Photo: Jardin botanique de Montréal (Michel Tremblay)

When to repot?

In theory, it is best to repot in springtime, when the rootlets are massed along the sides of the pot. Young plants should usually be repotted more frequently than older ones, i.e. once a year and every other year for slow-growing plants.

Don't use too large a pot, because the small root ball will not be able to absorb all the water and may rot if overwatered. Move up to a pot that is 2 cm wider at the rim for plants in 15-cm wide or smaller pots, and 4 cm wider for all others

Good-quality potting soil contains a good proportion of organic matter and a certain percentage of inert matter, such as sand or perlite, to which you can add some horticultural lime if you need to adjust the acidity of the soil. The organic matter helps the soil hold water and nutrients, while the inorganic matter improves drainage.
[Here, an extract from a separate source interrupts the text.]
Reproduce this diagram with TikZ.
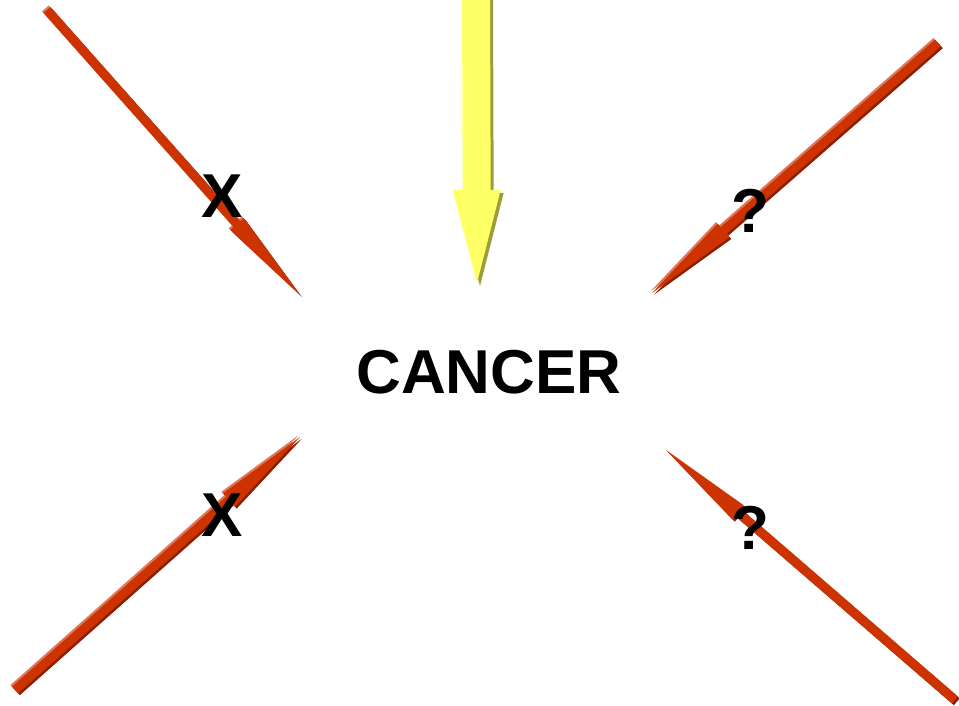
\documentclass[tikz,border=0pt]{standalone}
\usepackage{fontspec}
\setmainfont{Liberation Sans}
\usetikzlibrary{arrows.meta}
\definecolor{rmain}{HTML}{CC3300}
\definecolor{rdark}{HTML}{8B1E00}
\definecolor{rlight}{HTML}{E0775A}
\definecolor{ymain}{HTML}{FFFF66}
\definecolor{ydark}{HTML}{9C9C3A}
\tikzset{
  redarr/.style={line width=9pt, -{Triangle[length=95pt,width=18pt,line width=0pt]}},
  yelarr/.style={line width=28pt, -{Triangle[length=93pt,width=48pt,line width=0pt]}},
  lbl/.style={font=\bfseries\fontsize{62}{62}\selectfont, inner sep=0pt}
}
\newcommand{\myredarrow}[2]{%
  \draw[redarr, rdark, transform canvas={shift={(1.8pt,-1.8pt)}}] (#1) -- (#2);
  \draw[redarr, rlight, transform canvas={shift={(-1.6pt,1.6pt)}}] (#1) -- (#2);
  \draw[redarr, rmain] (#1) -- (#2);}
\begin{document}
\begin{tikzpicture}[x=1pt,y=-1pt]
\useasboundingbox[fill=white] (0,0) rectangle (959,705);
% coordinates
\coordinate (tlA) at (47,10);   \coordinate (tlB) at (300,295);
\coordinate (trA) at (938,43);  \coordinate (trB) at (652,293);
\coordinate (blA) at (15,690);  \coordinate (blB) at (300,437);
\coordinate (brA) at (955,700); \coordinate (brB) at (667,451);
\coordinate (yA) at (476,-5);   \coordinate (yB) at (477,283);
% yellow arrow
\draw[yelarr, ydark, transform canvas={shift={(3pt,-3pt)}}] (yA) -- (yB);
\draw[yelarr, ymain] (yA) -- (yB);
% red arrows
\myredarrow{tlA}{tlB}
\myredarrow{trA}{trB}
\myredarrow{blA}{blB}
\myredarrow{brA}{brB}
% labels
\node[lbl] (cancer) at (489,372) {CANCER};
\node[lbl] (x1) at (222,196) {X};
\node[lbl] (x2) at (222,515) {X};
\node[lbl] (q1) at (750,211) {?};
\node[lbl] (q2) at (750,528) {?};
\end{tikzpicture}
\end{document}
Some potting mixes contain slow-dissolving fertilizers that release their active ingredients over a period of three to four months.

How to repot?

It is best to proceed as follows:

  • Water the plant a few hours beforehand.
  • Lightly tap the pot to release the soil from the sides and then remove the plant, holding it at its base.
  • Place potting soil in the bottom of the new pot so that the top of the root ball will sit about 1 or 2 cm below the rim of the pot.
  • Add potting soil around the root ball and tamp the mixture down slightly, without compacting it. Continue adding potting soil to completely fill the space between the pot and the root ball.
  • Water thoroughly.

Some plants bloom better when they are slightly potbound. These plants should be repotted in the same container. Remove a bit of soil from the surface and around the root ball. Prune an equal amount from the stems and roots, and then add fresh potting soil.